Review of PEKING TO PARIS by Dina Bennett

Peking to Paris: Life and Love on a Short Drive Around Half the World by Dina Bennett

 

When Dina Bennett’s French-born husband Bernard first proposes that they sign up for the Peking to Paris Motor Challenge, she is less than enthusiastic. The road rally, which was to take place in 2007, would be a duplication of a similar car race organized a hundred years before along the Silk Route by Italy’s Prince Borghese. In that first race, five cars set out from Peking, as it was then called, to “prove that man and machine could … go anywhere, that borders between countries were irrelevant.” And here’s the kicker: in the spirit of the first race, the rally organizers only permit those driving vintage cars to take part. Dina and Bernard, who live on a ranch in Colorado, do not own such a car, and even if they did, she tends to suffer from motion sickness. Also, she is introverted, and doesn’t want to deal with the hundreds of other participants. But she also has an adventurous side which pleads, “It’ll be wild, a once-in-a-lifetime experience.
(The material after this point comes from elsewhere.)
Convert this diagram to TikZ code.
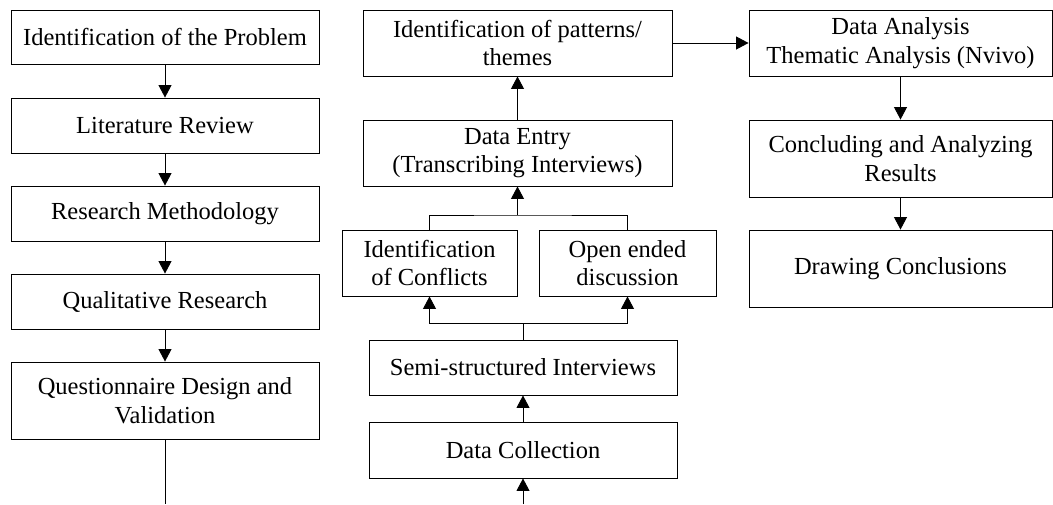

Consider it this way: two years from now, would you rather be driving through amazing Mongolia, or fixing a barbed wire fence?” Plus, Bernard is keen to go. So she says “yes.”

 

In addition to having been married for over twenty years, Dina and Bernard ran a software firm together, and later sold it to take up cattle ranching. They clearly get along well. According to Dina, however, the preparation for the road rally and the race itself put their marriage to the test. They buy a 1941 Lasalle, which they name “Roxanne,” and spend the next several months making it rally-ready. The car will have to travel 7,800 miles through the Gobi desert and Russian potholes, and service stations will be few and far between. Bernard assembles a team of mechanics, and Dina tracks down spare parts. However, as the months slip by, they discover that “the mechanics assigned to strip Roxanne to her chassis are more interested in drinking and dreaming than in rebuilding her.” The ensuing tension causes a bit of marital discord, which Dina recounts in less than a paragraph:

 

Bernard explodes. “You’re not doing anything,” he rages at me. “Why don’t you do something so I don’t have to do it all!” He shoves me aside and storms out of the house. He’s never said anything that could wound me so deeply. At the same time, I know he’s right. What happened to the woman he married twenty years ago, the one who seized every opportunity to learn something new, no matter how foreign that something might be?”

 

When the car is finally ready, they ship it off to Beijing. Once they arrive in the city themselves, Dina proves to be the more adventurous eater, ordering the mysterious “crispy duck parts” from a restaurant menu while her companions stick to the tried and true Peking duck. And it is Dina who wants to mingle with the locals and learn about other cultures, while Bernard is all about the driving.

 

As a reader, I, too, wanted to learn more about the people and customs along the way Unfortunately, once the race begins, there are few opportunities for sightseeing. Although we get glimpses of “maroon-robed monks in Crocs” and Bactrian camels, like Dina, we “have to be satisfied with…limited interaction with the Mongolian camp staff and random village mechanics.”

 

Much of the drama in this book comes from the various automotive breakdowns along the way. Although Dina alludes to fights with her husband, we don’t get to see or hear them. I’m assuming that the author is protecting her husband’s privacy and insuring that she stays married, however, I would have liked a little more tension. The couple seems a bit too companionable. Did they really get along as well as she portrays while being in a car together over almost 8,000 miles? Well, maybe.

 

The parts I liked best were when Dina has a chance to meet the natives, like when she ends up watching “Pinocchio” with the wife of a Siberian mechanic, or when she and Bernard go off course and attend a performance of the Bolshoi ballet. Dina’s writing style is lively and engaging, and she makes an enjoyable armchair traveling companion. Although I doubt that I will ever embark upon such a journey with my own husband, I was glad to go along on the ride with this intrepid pair.